3 Trends Shaping the Face of Healthcare Marketing

6 Min Read

While increasingly essential, online marketing can be a tricky area for healthcare professionals to excel in as the field continues to change and evolve along with technology and online trends. The most important thing is to stay connected with patients and reach out to potential patients by maximizing and honing online reach. This is no small task, and the best means and methods to accomplish it change with time.

Here are three of the major current trends in online marketing for healthcare professionals:

1) Embrace Social Media

Social media has been around for several years now, but usage among key demographics including older adults continues to grow, as does healthcare professionals’ involvement in social networking. It’s not enough to just have a Facebook anymore; to keep up with your competition, healthcare companies need to need to maintain a presence across a variety of networks, potentially including ones tailored for the healthcare industry.

Besides Twitter and Facebook, some social media sites you should consider developing a presence on include YouTube, LinkedIn, Four Square, and even physician-specialized social networking sites such as Sermo. Doctors and other healthcare professionals are also starting to build a presence on “fun” sites like Pinterest, Instagram, and Tumblr.

To get a glimpse of statistics regarding healthcare professional use of social media, check out Mayo Clinic’s Health Care Social Media List, which is “a compilation of health-related organizations actively using social networking sites and maintaining officially sponsored accounts.”

2) Invest in Brand Messaging

Another big trend in online healthcare marketing is brand messaging. Established brands are preferred by younger patients, and marketers are paying attention to this critical facet. Today’s patient has many choices when it comes to healthcare decisions, so building a positive online discussion about your brand is essential.

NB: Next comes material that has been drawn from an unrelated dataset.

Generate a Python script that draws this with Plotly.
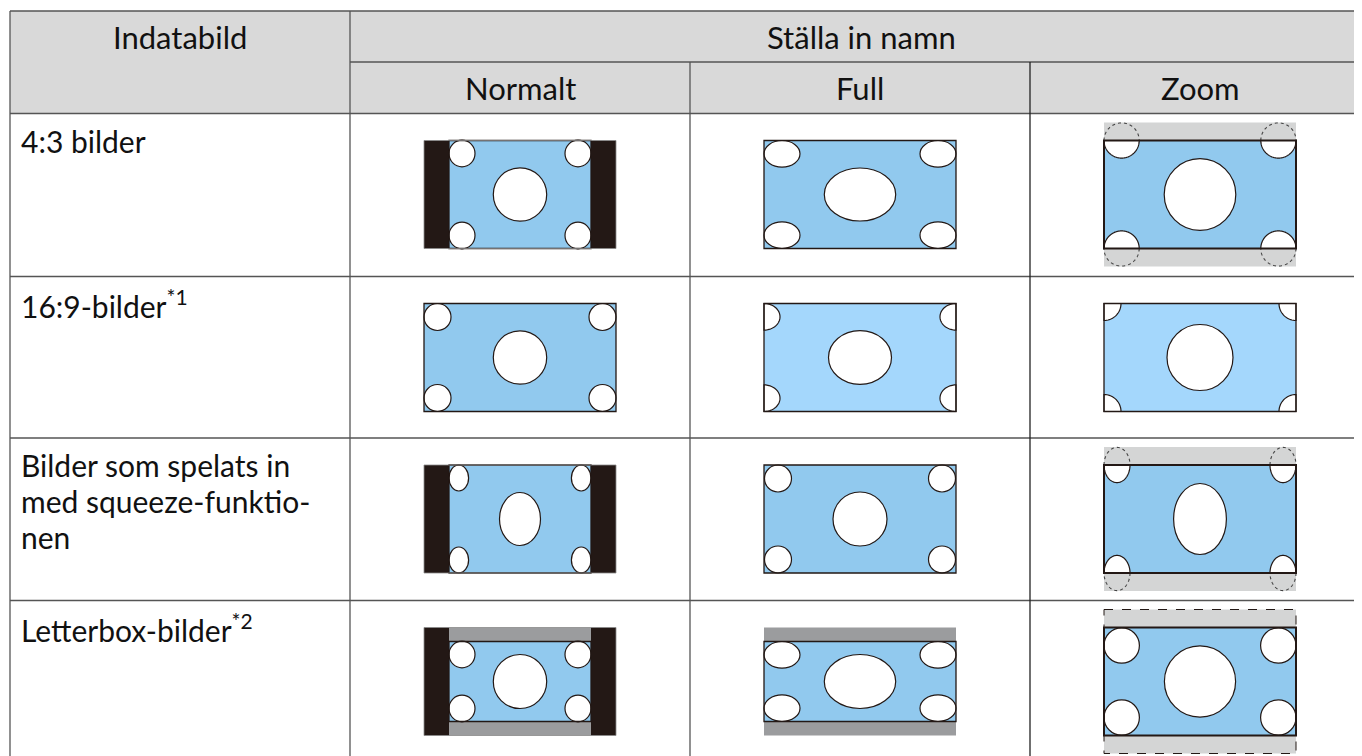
import math
import plotly.graph_objects as go

# table text
header_left = "Indatabild"
header_group = "Ställa in namn"
modes = ["Normalt", "Full", "Zoom"]
categories = [
    "4:3 bilder",
    "16:9-bilder<sup>*1</sup>",
    "Bilder som spelats in<br>med squeeze-funktio-<br>nen",
    "Letterbox-bilder<sup>*2</sup>",
]

# diagram description per (row, mode): corner marks (offset x, offset y, rx, ry, style) and centre mark (rx, ry)
BLUE = "#91c9ee"
LIGHT = "#a4d7fc"
cells = {
    (0, 0): dict(bars=True, corner=(58, 41, 13, 13.3, "full"), center=(26.7, 26.7)),
    (0, 1): dict(corner=(78, 40.7, 18, 13.3, "full"), center=(35.7, 26.5)),
    (0, 2): dict(zoom="circle", corner=(78.4, 54, 17.6, 17.6, "split"), center=(35.8, 35.8)),
    (1, 0): dict(corner=(82.5, 40.5, 13.5, 13.5, "full"), center=(26.7, 26.7)),
    (1, 1): dict(blue=LIGHT, corner=(96, 40.7, 16, 13.3, "clip"), center=(31.5, 26.8)),
    (1, 2): dict(blue=LIGHT, corner=(96, 54, 17, 17, "clip"), center=(33, 33)),
    (2, 0): dict(bars=True, corner=(61.2, 41, 9.8, 13, "full"), center=(20.5, 26.5)),
    (2, 1): dict(corner=(82, 40.5, 13.5, 13.5, "full"), center=(27, 27)),
    (2, 2): dict(zoom="circle", corner=(83, 54, 13, 17.6, "split"), center=(26.4, 35.5)),
    (3, 0): dict(bars=True, lb=14, corner=(58, 27, 13, 13.3, "full"), center=(26.7, 27)),
    (3, 1): dict(lb=14, corner=(78, 26.7, 18, 13.3, "full"), center=(35.7, 27)),
    (3, 2): dict(zoom="dashed", corner=(78.3, 36, 17.7, 17.7, "full"), center=(35.6, 35.6)),
}

W, H = 1362, 756
PAGE = 8  # default body margin of the html page
X_LEFT, X_C1, X_C2, X_C3, X_RIGHT = 10, 350, 690, 1030, 1372
Y_TOP, Y_MID, Y_HEAD = 11, 62, 113.5
row_tops = [113.5, 276.5, 438, 600.5]
col_centers = [520, 860, 1200]
GRID = "#555555"
INK = "#231815"

shapes = []


def rect(x0, y0, x1, y1, fill="rgba(0,0,0,0)", color=None, width=0, dash="solid"):
    shapes.append(dict(type="rect", x0=x0, y0=y0, x1=x1, y1=y1, fillcolor=fill,
                       line=dict(color=color or "rgba(0,0,0,0)", width=width, dash=dash)))


def line(x0, y0, x1, y1, color=GRID, width=1.3):
    shapes.append(dict(type="line", x0=x0, y0=y0, x1=x1, y1=y1, line=dict(color=color, width=width)))


def ellipse_path(cx, cy, rx, ry, a0=0, a1=360, clip=None, close=True, n=90):
    pts = []
    for i in range(n + 1):
        t = math.radians(a0 + (a1 - a0) * i / n)
        x, y = cx + rx * math.cos(t), cy + ry * math.sin(t)
        if clip:
            x = min(max(x, clip[0]), clip[2])
            y = min(max(y, clip[1]), clip[3])
        pts.append(f"{x:.2f},{y:.2f}")
    return "M" + " L".join(pts) + (" Z" if close else "")


def path(d, fill="white", color=INK, width=1.2, dash="solid"):
    shapes.append(dict(type="path", path=d, fillcolor=fill, line=dict(color=color, width=width, dash=dash)))


def circle(cx, cy, rx, ry):
    shapes.append(dict(type="circle", x0=cx - rx, y0=cy - ry, x1=cx + rx, y1=cy + ry,
                       fillcolor="white", line=dict(color=INK, width=1.2)))


def diagram(cx, cy, spec):
    iw = 71 if spec.get("bars") else 96
    lb = spec.get("lb", 0)
    blue = spec.get("blue", BLUE)
    zoom = spec.get("zoom")
    if zoom:
        rect(cx - 96, cy - 72, cx + 96, cy + 72, fill="#d4d5d5",
             color=INK if zoom == "dashed" else None, width=1 if zoom == "dashed" else 0, dash="dash")
    if spec.get("bars"):
        rect(cx - 96, cy - 54, cx - iw, cy + 54, fill=INK)
        rect(cx + iw, cy - 54, cx + 96, cy + 54, fill=INK)
    if lb:
        rect(cx - iw, cy - 54, cx + iw, cy - 54 + lb, fill="#9b9c9e")
        rect(cx - iw, cy + 54 - lb, cx + iw, cy + 54, fill="#9b9c9e")
    box = (cx - iw, cy - 54 + lb, cx + iw, cy + 54 - lb)
    rect(*box, fill=blue)
    ox, oy, rx, ry, style = spec["corner"]
    for sx in (-1, 1):
        for sy in (-1, 1):
            px, py = cx + sx * ox, cy + sy * oy
            if style == "full":
                circle(px, py, rx, ry)
            elif style == "clip":
                path(ellipse_path(px, py, rx, ry, clip=box))
            else:
                inner = (0, 180) if sy < 0 else (180, 360)
                outer = (180, 360) if sy < 0 else (0, 180)
                path(ellipse_path(px, py, rx, ry, *inner, clip=box))
                path(ellipse_path(px, py, rx, ry, *outer, close=False), fill="rgba(0,0,0,0)",
                     color="#444444", width=1.1, dash="dot")
    circle(cx, cy, *spec["center"])
    rect(*box, color=INK, width=2 if zoom else 1.3)
    if spec.get("bars"):
        rect(cx - 96, cy - 54, cx + 96, cy + 54, color="#8a8a8a", width=0.8)


# header background
rect(X_LEFT, Y_TOP, X_RIGHT, Y_HEAD, fill="#d9d9d9")

for (r, c), spec in cells.items():
    diagram(col_centers[c], row_tops[r] + 81, spec)

# grid
line(X_LEFT, Y_TOP, X_RIGHT, Y_TOP)
line(X_C1, Y_MID, X_RIGHT, Y_MID)
for y in [Y_HEAD] + row_tops[1:]:
    line(X_LEFT, y, X_RIGHT, y)
line(X_LEFT, Y_TOP, X_LEFT, H + 5)
line(X_C1, Y_TOP, X_C1, H + 5)
line(X_C2, Y_MID, X_C2, H + 5)
line(X_C3, Y_MID, X_C3, H + 5, color="#222222")

FONT = dict(family="Lato", size=31, color="#111111")
LABEL_FONT = dict(family="Lato", size=30, color="#111111")
ann = []
ann.append(dict(x=(X_LEFT + X_C1) / 2, y=37, text=header_left, font=FONT))
ann.append(dict(x=(X_C1 + X_RIGHT) / 2, y=37, text=header_group, font=FONT))
for i, m in enumerate(modes):
    ann.append(dict(x=col_centers[i], y=88, text=m, font=FONT))
for a in ann:
    a.update(xanchor="center")
for r, label in enumerate(categories):
    for k, part in enumerate(label.split("<br>")):
        ann.append(dict(x=19, y=row_tops[r] + 27 + 36 * k, text=part, xanchor="left", font=LABEL_FONT))
for a in ann:
    a.update(xref="x", yref="y", yanchor="middle", showarrow=False)

fig = go.Figure()
fig.update_layout(
    width=W, height=H, margin=dict(l=0, r=0, t=0, b=0),
    paper_bgcolor="white", plot_bgcolor="white",
    xaxis=dict(range=[PAGE, W + PAGE], visible=False, fixedrange=True),
    yaxis=dict(range=[H + PAGE, PAGE], visible=False, fixedrange=True),
    shapes=shapes, annotations=ann, showlegend=False,
)
fig.write_html("out.html")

Mark Shipley, healthcare marketing expert and co-founder of Smith & Jones, recently explained in a statement, “Patients today are often referred to as healthcare consumers because they are as informed and self-directed in their care decisions as any retail shopper. To become relevant to this new breed of consumers, organizations will need to translate their brand messaging for smaller audiences at different stages of the decision process.”

Maintaining a stable image in the current industry environment of mergers and acquisitions is another reason why brand messaging is more important than ever. Furthermore, according to a recent blog post by Nurses Count, the top physicians, nurses, and administration leaders also want to be associated with the top brands in the industry.

So how do you market your brand? Brand journalism, also called story branding or corporate media, is one way brand messaging is accomplished. A form of content marketing, brand journalism focuses on real-life examples and human interest pieces. Healthcare professionals tell their own stories and distribute them through social media. According to the Smith & Jones white paper Healthcare Marketing’s Top Trends for 2014, this kind of corporate storytelling could replace the press release in the coming years.

3) Change Your View of ‘Content’

Content is still king when it comes to online marketing, but it might be time you start rethinking the definition of “content.” In addition to blog posts, articles, whitepapers, and other written content, image and video are becoming critical additions to your overall content package.

Accompanied by a short blurb or written post on social media, image and videos are growing in popularity for healthcare marketers. Young, busy consumers reading posts on their mobile devices appreciate short, shareable content, and images and videos meet this need perfectly.

A recent Pew Research Center study demonstrated that 47 percent of internet users share videos and photos they found online. Young people, and women are especially, are likely to share visual content they find online, according to the study.

“Pictures document life from a special angle, whether they relate to small moments, personal milestones, or larger news and events,” says report author Maeve Duggan. “Mobile connectivity has brought these visuals into countless lives in real-time. This all adds up to a new kind of collective digital scrapbook with fresh forms of storytelling and social bonding.”

Don’t miss out on this segment of the market: Get your visual content out there for consumers to share.

Stumped on how to create catchy content? According to Smith & Jones Healthcare Marketing’s Top Trends for 2014, the most shareable videos and photos that are likely to “go viral” are either funny, emotional, dramatic or surprising, or thought provoking. Videos should also be short (two minutes or less).